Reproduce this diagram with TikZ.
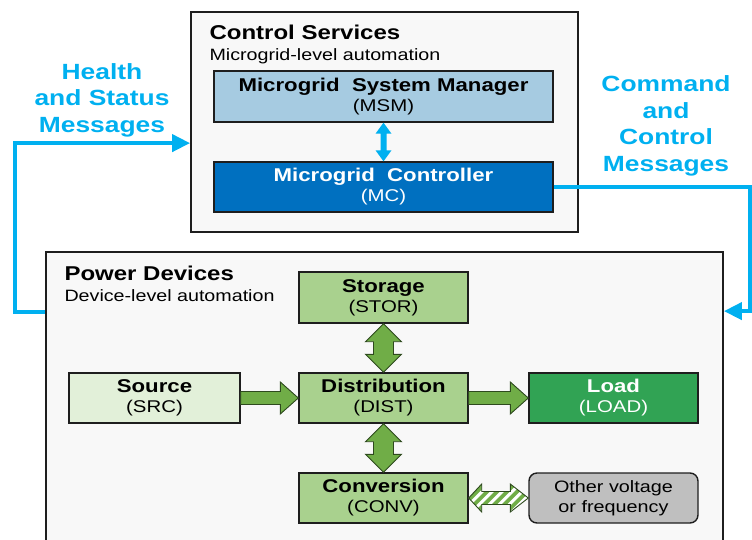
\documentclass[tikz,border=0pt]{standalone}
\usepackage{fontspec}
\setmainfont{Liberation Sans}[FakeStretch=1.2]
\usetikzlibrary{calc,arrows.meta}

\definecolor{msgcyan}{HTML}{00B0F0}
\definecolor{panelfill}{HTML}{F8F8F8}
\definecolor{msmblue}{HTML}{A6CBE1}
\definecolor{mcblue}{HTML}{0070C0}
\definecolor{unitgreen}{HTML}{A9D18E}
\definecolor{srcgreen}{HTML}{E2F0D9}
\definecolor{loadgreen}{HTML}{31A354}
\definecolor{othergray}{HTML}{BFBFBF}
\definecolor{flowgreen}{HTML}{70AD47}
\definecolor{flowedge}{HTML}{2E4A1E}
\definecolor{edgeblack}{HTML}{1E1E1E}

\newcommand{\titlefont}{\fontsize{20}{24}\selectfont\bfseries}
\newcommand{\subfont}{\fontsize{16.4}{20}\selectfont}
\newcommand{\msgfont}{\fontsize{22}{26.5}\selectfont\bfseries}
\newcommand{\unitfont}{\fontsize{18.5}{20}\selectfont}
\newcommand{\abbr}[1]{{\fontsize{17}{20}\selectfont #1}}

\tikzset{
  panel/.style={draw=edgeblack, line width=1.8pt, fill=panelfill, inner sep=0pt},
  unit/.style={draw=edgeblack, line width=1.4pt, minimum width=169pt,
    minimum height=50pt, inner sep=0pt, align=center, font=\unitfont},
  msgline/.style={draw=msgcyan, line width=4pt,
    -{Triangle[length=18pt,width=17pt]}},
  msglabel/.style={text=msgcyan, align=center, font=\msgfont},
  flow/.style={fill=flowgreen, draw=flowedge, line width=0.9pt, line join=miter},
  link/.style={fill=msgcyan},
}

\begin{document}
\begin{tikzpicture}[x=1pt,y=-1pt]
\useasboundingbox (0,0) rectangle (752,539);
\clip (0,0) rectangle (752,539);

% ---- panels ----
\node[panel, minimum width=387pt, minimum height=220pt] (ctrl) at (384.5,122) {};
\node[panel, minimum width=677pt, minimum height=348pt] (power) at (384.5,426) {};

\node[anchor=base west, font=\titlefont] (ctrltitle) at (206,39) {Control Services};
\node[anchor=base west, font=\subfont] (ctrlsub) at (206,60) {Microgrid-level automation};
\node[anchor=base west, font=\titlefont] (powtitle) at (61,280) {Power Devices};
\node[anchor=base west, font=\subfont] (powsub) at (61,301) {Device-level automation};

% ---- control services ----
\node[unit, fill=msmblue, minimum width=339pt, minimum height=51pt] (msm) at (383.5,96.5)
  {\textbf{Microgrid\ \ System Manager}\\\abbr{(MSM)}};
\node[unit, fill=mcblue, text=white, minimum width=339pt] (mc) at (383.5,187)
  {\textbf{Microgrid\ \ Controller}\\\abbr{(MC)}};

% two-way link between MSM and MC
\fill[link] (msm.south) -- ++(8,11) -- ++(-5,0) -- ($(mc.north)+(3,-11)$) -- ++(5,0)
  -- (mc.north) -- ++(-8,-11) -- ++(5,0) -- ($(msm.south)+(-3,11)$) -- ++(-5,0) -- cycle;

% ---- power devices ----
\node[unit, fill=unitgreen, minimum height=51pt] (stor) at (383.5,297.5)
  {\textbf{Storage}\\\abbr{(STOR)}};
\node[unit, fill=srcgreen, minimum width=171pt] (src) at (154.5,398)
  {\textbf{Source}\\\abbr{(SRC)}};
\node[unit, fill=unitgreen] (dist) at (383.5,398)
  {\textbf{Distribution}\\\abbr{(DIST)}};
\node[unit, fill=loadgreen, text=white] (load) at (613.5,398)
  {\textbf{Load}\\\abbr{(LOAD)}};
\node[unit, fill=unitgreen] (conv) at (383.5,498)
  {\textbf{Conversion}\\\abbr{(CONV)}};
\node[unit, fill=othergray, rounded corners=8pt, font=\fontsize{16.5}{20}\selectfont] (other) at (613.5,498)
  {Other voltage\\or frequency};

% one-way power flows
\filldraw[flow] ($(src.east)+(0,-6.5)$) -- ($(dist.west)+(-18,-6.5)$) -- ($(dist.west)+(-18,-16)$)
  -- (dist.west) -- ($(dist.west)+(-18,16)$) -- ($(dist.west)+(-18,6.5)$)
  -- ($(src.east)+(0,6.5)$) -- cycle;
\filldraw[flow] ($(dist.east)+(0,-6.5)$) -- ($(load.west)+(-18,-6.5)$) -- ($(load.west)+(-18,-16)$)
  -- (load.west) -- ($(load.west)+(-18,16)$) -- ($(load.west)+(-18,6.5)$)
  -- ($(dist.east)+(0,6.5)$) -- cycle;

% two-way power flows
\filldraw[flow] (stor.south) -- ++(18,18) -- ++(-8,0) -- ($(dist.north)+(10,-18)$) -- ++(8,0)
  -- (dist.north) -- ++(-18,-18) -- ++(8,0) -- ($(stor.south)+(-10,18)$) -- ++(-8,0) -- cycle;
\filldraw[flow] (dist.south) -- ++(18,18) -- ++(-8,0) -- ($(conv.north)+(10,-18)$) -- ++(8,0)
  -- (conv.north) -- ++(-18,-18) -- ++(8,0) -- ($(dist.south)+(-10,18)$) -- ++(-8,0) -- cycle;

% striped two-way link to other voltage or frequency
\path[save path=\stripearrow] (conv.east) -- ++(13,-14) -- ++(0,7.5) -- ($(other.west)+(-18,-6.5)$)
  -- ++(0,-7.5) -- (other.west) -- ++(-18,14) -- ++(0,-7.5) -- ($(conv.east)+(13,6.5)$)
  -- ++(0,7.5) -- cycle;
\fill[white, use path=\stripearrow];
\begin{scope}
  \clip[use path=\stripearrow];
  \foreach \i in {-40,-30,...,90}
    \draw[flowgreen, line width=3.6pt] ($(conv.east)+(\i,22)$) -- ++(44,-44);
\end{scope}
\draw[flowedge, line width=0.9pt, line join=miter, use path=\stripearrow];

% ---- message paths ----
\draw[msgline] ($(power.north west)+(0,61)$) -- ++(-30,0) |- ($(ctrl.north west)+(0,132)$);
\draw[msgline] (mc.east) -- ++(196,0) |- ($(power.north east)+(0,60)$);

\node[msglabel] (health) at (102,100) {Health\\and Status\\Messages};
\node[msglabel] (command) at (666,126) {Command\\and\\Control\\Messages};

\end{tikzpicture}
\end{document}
==============================
* **GIVEN REQUEST**
Copy out each line word for word, please, skipping the images.

* **THE RESPONSE**
Reproduce this diagram with TikZ.
\documentclass[tikz,border=0pt]{standalone}
\usepackage{fontspec}
\setmainfont{Liberation Sans}[FakeStretch=1.2]
\usetikzlibrary{calc,arrows.meta}

\definecolor{msgcyan}{HTML}{00B0F0}
\definecolor{panelfill}{HTML}{F8F8F8}
\definecolor{msmblue}{HTML}{A6CBE1}
\definecolor{mcblue}{HTML}{0070C0}
\definecolor{unitgreen}{HTML}{A9D18E}
\definecolor{srcgreen}{HTML}{E2F0D9}
\definecolor{loadgreen}{HTML}{31A354}
\definecolor{othergray}{HTML}{BFBFBF}
\definecolor{flowgreen}{HTML}{70AD47}
\definecolor{flowedge}{HTML}{2E4A1E}
\definecolor{edgeblack}{HTML}{1E1E1E}

\newcommand{\titlefont}{\fontsize{20}{24}\selectfont\bfseries}
\newcommand{\subfont}{\fontsize{16.4}{20}\selectfont}
\newcommand{\msgfont}{\fontsize{22}{26.5}\selectfont\bfseries}
\newcommand{\unitfont}{\fontsize{18.5}{20}\selectfont}
\newcommand{\abbr}[1]{{\fontsize{17}{20}\selectfont #1}}

\tikzset{
  panel/.style={draw=edgeblack, line width=1.8pt, fill=panelfill, inner sep=0pt},
  unit/.style={draw=edgeblack, line width=1.4pt, minimum width=169pt,
    minimum height=50pt, inner sep=0pt, align=center, font=\unitfont},
  msgline/.style={draw=msgcyan, line width=4pt,
    -{Triangle[length=18pt,width=17pt]}},
  msglabel/.style={text=msgcyan, align=center, font=\msgfont},
  flow/.style={fill=flowgreen, draw=flowedge, line width=0.9pt, line join=miter},
  link/.style={fill=msgcyan},
}

\begin{document}
\begin{tikzpicture}[x=1pt,y=-1pt]
\useasboundingbox (0,0) rectangle (752,539);
\clip (0,0) rectangle (752,539);

% ---- panels ----
\node[panel, minimum width=387pt, minimum height=220pt] (ctrl) at (384.5,122) {};
\node[panel, minimum width=677pt, minimum height=348pt] (power) at (384.5,426) {};

\node[anchor=base west, font=\titlefont] (ctrltitle) at (206,39) {Control Services};
\node[anchor=base west, font=\subfont] (ctrlsub) at (206,60) {Microgrid-level automation};
\node[anchor=base west, font=\titlefont] (powtitle) at (61,280) {Power Devices};
\node[anchor=base west, font=\subfont] (powsub) at (61,301) {Device-level automation};

% ---- control services ----
\node[unit, fill=msmblue, minimum width=339pt, minimum height=51pt] (msm) at (383.5,96.5)
  {\textbf{Microgrid\ \ System Manager}\\\abbr{(MSM)}};
\node[unit, fill=mcblue, text=white, minimum width=339pt] (mc) at (383.5,187)
  {\textbf{Microgrid\ \ Controller}\\\abbr{(MC)}};

% two-way link between MSM and MC
\fill[link] (msm.south) -- ++(8,11) -- ++(-5,0) -- ($(mc.north)+(3,-11)$) -- ++(5,0)
  -- (mc.north) -- ++(-8,-11) -- ++(5,0) -- ($(msm.south)+(-3,11)$) -- ++(-5,0) -- cycle;

% ---- power devices ----
\node[unit, fill=unitgreen, minimum height=51pt] (stor) at (383.5,297.5)
  {\textbf{Storage}\\\abbr{(STOR)}};
\node[unit, fill=srcgreen, minimum width=171pt] (src) at (154.5,398)
  {\textbf{Source}\\\abbr{(SRC)}};
\node[unit, fill=unitgreen] (dist) at (383.5,398)
  {\textbf{Distribution}\\\abbr{(DIST)}};
\node[unit, fill=loadgreen, text=white] (load) at (613.5,398)
  {\textbf{Load}\\\abbr{(LOAD)}};
\node[unit, fill=unitgreen] (conv) at (383.5,498)
  {\textbf{Conversion}\\\abbr{(CONV)}};
\node[unit, fill=othergray, rounded corners=8pt, font=\fontsize{16.5}{20}\selectfont] (other) at (613.5,498)
  {Other voltage\\or frequency};

% one-way power flows
\filldraw[flow] ($(src.east)+(0,-6.5)$) -- ($(dist.west)+(-18,-6.5)$) -- ($(dist.west)+(-18,-16)$)
  -- (dist.west) -- ($(dist.west)+(-18,16)$) -- ($(dist.west)+(-18,6.5)$)
  -- ($(src.east)+(0,6.5)$) -- cycle;
\filldraw[flow] ($(dist.east)+(0,-6.5)$) -- ($(load.west)+(-18,-6.5)$) -- ($(load.west)+(-18,-16)$)
  -- (load.west) -- ($(load.west)+(-18,16)$) -- ($(load.west)+(-18,6.5)$)
  -- ($(dist.east)+(0,6.5)$) -- cycle;

% two-way power flows
\filldraw[flow] (stor.south) -- ++(18,18) -- ++(-8,0) -- ($(dist.north)+(10,-18)$) -- ++(8,0)
  -- (dist.north) -- ++(-18,-18) -- ++(8,0) -- ($(stor.south)+(-10,18)$) -- ++(-8,0) -- cycle;
\filldraw[flow] (dist.south) -- ++(18,18) -- ++(-8,0) -- ($(conv.north)+(10,-18)$) -- ++(8,0)
  -- (conv.north) -- ++(-18,-18) -- ++(8,0) -- ($(dist.south)+(-10,18)$) -- ++(-8,0) -- cycle;

% striped two-way link to other voltage or frequency
\path[save path=\stripearrow] (conv.east) -- ++(13,-14) -- ++(0,7.5) -- ($(other.west)+(-18,-6.5)$)
  -- ++(0,-7.5) -- (other.west) -- ++(-18,14) -- ++(0,-7.5) -- ($(conv.east)+(13,6.5)$)
  -- ++(0,7.5) -- cycle;
\fill[white, use path=\stripearrow];
\begin{scope}
  \clip[use path=\stripearrow];
  \foreach \i in {-40,-30,...,90}
    \draw[flowgreen, line width=3.6pt] ($(conv.east)+(\i,22)$) -- ++(44,-44);
\end{scope}
\draw[flowedge, line width=0.9pt, line join=miter, use path=\stripearrow];

% ---- message paths ----
\draw[msgline] ($(power.north west)+(0,61)$) -- ++(-30,0) |- ($(ctrl.north west)+(0,132)$);
\draw[msgline] (mc.east) -- ++(196,0) |- ($(power.north east)+(0,60)$);

\node[msglabel] (health) at (102,100) {Health\\and Status\\Messages};
\node[msglabel] (command) at (666,126) {Command\\and\\Control\\Messages};

\end{tikzpicture}
\end{document}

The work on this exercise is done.